Denizcilik ve gemi finansmanı bankacılığı risklere hazır mı?

Elif Beller

Orta ve uzun vadeli denizcilik kredilerinin geri ödenmesinin, dünya deniz ticareti konjonktürüne, petrol piyasalarına, dünya ve Türkiye ekonomisine, uluslararası siyasi istikrara ve daha birçok sebebe bağlı olduğu bilinir.

Son yıllarda gemi, tersane ve liman finansmanı alanlarında yapılan yatırımlar sebebiyle, denizcilik ihtisas bankacılığının önemli bir yere vardığı ve gelişmeye devam edeceği kesindir.

Bankaların bu yatırımlarının ve verdikleri kredilerin teminatları esas olarak gemilerdir ve halen Türk hukuku tatbikatı gemilerin statüsü konusunda yeknesak bir tespite varamamıştır.

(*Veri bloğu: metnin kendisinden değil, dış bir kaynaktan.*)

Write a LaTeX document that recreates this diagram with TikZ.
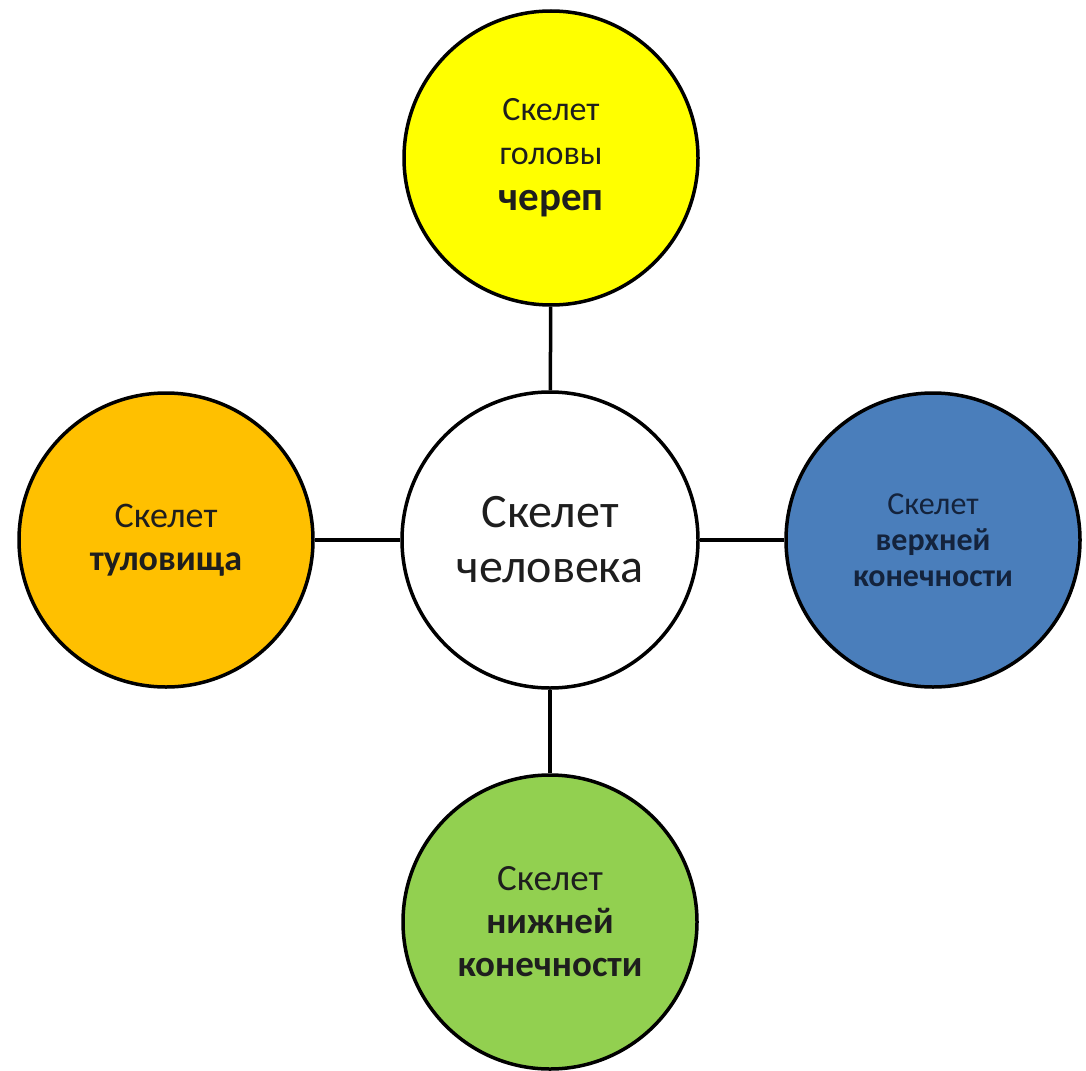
\documentclass[tikz,border=0pt]{standalone}
\usepackage{fontspec}
\setmainfont{Carlito}
\definecolor{cyellow}{HTML}{FFFF00}
\definecolor{corange}{HTML}{FFC000}
\definecolor{cblue}{HTML}{4A7EBB}
\definecolor{cgreen}{HTML}{92D050}
\definecolor{ctext}{HTML}{1E1E1E}
\definecolor{cnavy}{HTML}{14233C}
\tikzset{
  bubble/.style={circle, draw=black, line width=3.5pt, minimum size=294pt, inner sep=0pt, align=center, text=ctext},
  link/.style={draw=black, line width=3.5pt}
}
\begin{document}
\begin{tikzpicture}[x=1pt,y=-1pt]
\useasboundingbox (0,0) rectangle (1086,1070);
\node[bubble, fill=white, minimum size=296pt, font=\fontsize{48}{55}\selectfont] (center) at (550,540) {Скелет\\человека};
\node[bubble, fill=cyellow, font=\fontsize{34}{44}\selectfont] (head) at (551,158) {Скелет\\головы\\[2pt]{\fontsize{41}{48}\selectfont\bfseries череп}};
\node[bubble, fill=corange, font=\fontsize{36}{43}\selectfont] (trunk) at (166,540) {Скелет\\\bfseries туловища};
\node[bubble, fill=cblue, text=cnavy, font=\fontsize{32}{36}\selectfont] (upper) at (933,540) {Скелет\\\bfseries верхней\\\bfseries конечности};
\node[bubble, fill=cgreen, font=\fontsize{37}{43}\selectfont] (lower) at (550,922) {Скелет\\\bfseries нижней\\\bfseries конечности};
\draw[link] (head) -- (center);
\draw[link] (trunk) -- (center);
\draw[link] (upper) -- (center);
\draw[link] (lower) -- (center);
\end{tikzpicture}
\end{document}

Esasen, bu konuda uygulama da çok azdır.

Hareket eden, mobil bir nesneyi icra iflas hukuku yönünden gayrimenkul statüsünde kabul eden bazı hukukçular, buradan hareketle, geminin sadece Türk limanlarında seferden men olunarak satışının talep olunabileceğini ileri sürerler.

Bu son derece yanlış bir iddiadır ve çoğunlukla dünya denizlerinde hareket eden ve Türk limanlarına hiç uğramayan gemilere el koymanın mümkün olmayacağı ve alacaklı bankaların gemi hurdaya çıkıncaya kadar gemiyi uzaktan seyretmekten başka bir çarelerinin kalmayacağı sonucunu doğurur. İcra İflas Kanunu’nun 23. Maddesi’nde her ne kadar gayrimenkul tabirinin gemilere de şamil olduğu ifade edilmişse de, bu tavsif yalnızca geminin Türkiye’de icra işlemlerine konu edilmesi halinde uygulanacaktır. Zira, cebri icra, her devletin kendi ülke ve sınırları içerisinde haiz olduğu mutlak güç ve yetkilerdendir. Cebri icra, bir devletin egemenlik ve hükümranlık haklarının kullanılmasının doğrudan bir sonucudur. Bu sebeple, gemiler bulundukları yerdeki cebri icraya (takip yoluna) tabidir, yani hangi ülkede cebri icraya başvuruluyorsa, o ülkenin cebri icra hukuku uygulanır. Maddenin anlamı Türkiye’yle sınırlıdır.

Bu bakımdan, bankaların denizde cebri icraya hazırlıklı olmaları ve bu alandaki muhtemel riskleri öngörecek şekilde tanzim edilmiş kredi ve ipotek mukavelelerini ve sair teminatları, iyi günlerde almaları faydalıdır; ayrıca hukuk seçimi ve yetki konularında kredi sözleşmelerindeki koşullara özenle dikkat etmeleri gerekir.

Denizcilik piyasalarının sürekli olarak verimli seyredeceği tahmin edilse, ki hepimizin temennisi budur, tersanecilikte karşılaşılabilecek sorunlar veya iyi niyetli olmayan donatanların bilhassa yaratabilecekleri hukuki ihtilaflar öngörülmelidir.

Denizcilik sektörünün, kendine özgü son derece derin bir ilmi ve tekniği olduğundan bahisle, kanaatimizce bu alanda ihtisaslaşmak için, Türk bankacıların özel eğitimine önem verilmeli ve denizcilik işletmeciliği ve/veya tecrübeli zabitan/şahsiyetlerin istihdamı da planlanmalıdır.